- Written problem -
Would you return the run of lines that starts at the one with "Give me the Plotly source for this chart." and ends at the one with "import plotly.graph_objects as go", ends included, exactly as written and without the images?

- Data excerpts -
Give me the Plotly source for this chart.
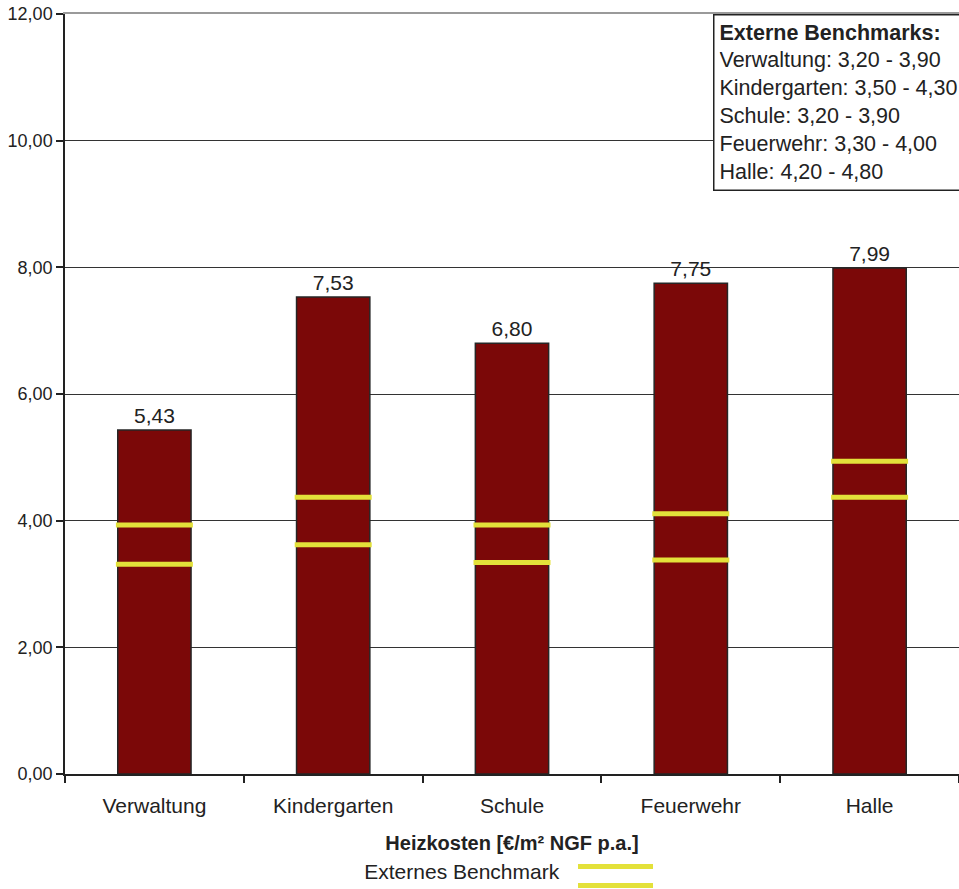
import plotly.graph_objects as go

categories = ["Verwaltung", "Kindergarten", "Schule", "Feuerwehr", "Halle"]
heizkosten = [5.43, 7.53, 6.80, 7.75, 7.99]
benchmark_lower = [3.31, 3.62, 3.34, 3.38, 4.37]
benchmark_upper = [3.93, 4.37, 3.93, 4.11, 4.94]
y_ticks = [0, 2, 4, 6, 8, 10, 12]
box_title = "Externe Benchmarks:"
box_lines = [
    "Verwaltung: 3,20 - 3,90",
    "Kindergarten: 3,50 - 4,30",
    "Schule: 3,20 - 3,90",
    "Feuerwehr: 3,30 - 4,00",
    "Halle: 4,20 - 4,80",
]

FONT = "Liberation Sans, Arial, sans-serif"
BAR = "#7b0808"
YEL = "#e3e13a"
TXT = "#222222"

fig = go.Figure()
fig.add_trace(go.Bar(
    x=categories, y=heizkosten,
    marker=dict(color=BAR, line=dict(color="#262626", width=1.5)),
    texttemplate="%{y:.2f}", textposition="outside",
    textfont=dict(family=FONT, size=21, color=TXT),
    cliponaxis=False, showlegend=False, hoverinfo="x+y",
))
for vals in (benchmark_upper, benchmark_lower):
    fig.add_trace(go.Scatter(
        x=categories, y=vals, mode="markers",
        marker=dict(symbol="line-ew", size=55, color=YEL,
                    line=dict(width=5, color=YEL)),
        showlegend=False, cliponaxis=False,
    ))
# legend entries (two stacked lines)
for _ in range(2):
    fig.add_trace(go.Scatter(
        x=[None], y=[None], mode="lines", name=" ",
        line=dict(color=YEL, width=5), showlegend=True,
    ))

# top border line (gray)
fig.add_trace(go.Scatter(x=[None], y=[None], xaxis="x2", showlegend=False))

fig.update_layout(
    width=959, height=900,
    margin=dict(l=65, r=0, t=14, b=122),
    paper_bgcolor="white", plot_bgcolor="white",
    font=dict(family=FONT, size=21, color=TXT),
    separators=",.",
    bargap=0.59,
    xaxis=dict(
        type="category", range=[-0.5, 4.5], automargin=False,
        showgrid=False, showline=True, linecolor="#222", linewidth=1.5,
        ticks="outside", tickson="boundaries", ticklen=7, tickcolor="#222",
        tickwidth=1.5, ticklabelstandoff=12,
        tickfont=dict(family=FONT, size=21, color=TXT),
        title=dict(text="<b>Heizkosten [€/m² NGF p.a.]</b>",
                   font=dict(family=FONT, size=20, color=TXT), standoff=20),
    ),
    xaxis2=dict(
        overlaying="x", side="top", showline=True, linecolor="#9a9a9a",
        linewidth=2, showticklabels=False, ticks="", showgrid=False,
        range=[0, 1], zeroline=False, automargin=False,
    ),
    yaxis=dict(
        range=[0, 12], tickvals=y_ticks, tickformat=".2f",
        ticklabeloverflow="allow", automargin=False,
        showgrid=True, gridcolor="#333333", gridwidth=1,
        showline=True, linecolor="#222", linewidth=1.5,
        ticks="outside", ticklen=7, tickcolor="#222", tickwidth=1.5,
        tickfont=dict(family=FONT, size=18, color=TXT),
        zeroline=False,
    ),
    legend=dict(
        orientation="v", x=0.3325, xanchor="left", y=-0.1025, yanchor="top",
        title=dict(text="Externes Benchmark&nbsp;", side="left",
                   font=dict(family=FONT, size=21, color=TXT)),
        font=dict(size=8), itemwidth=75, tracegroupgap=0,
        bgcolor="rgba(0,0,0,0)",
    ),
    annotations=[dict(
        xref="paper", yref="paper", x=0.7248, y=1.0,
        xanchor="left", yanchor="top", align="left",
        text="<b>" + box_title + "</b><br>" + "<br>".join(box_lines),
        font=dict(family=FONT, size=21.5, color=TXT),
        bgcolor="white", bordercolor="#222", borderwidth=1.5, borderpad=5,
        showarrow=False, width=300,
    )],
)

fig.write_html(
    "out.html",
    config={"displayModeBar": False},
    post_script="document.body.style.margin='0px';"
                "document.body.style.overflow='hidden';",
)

* * *

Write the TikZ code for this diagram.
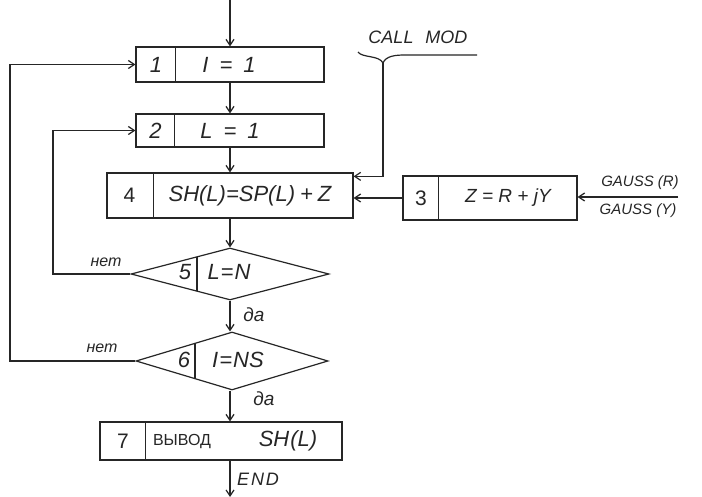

- Problem solution -
Give me the Plotly source for this chart.
import plotly.graph_objects as go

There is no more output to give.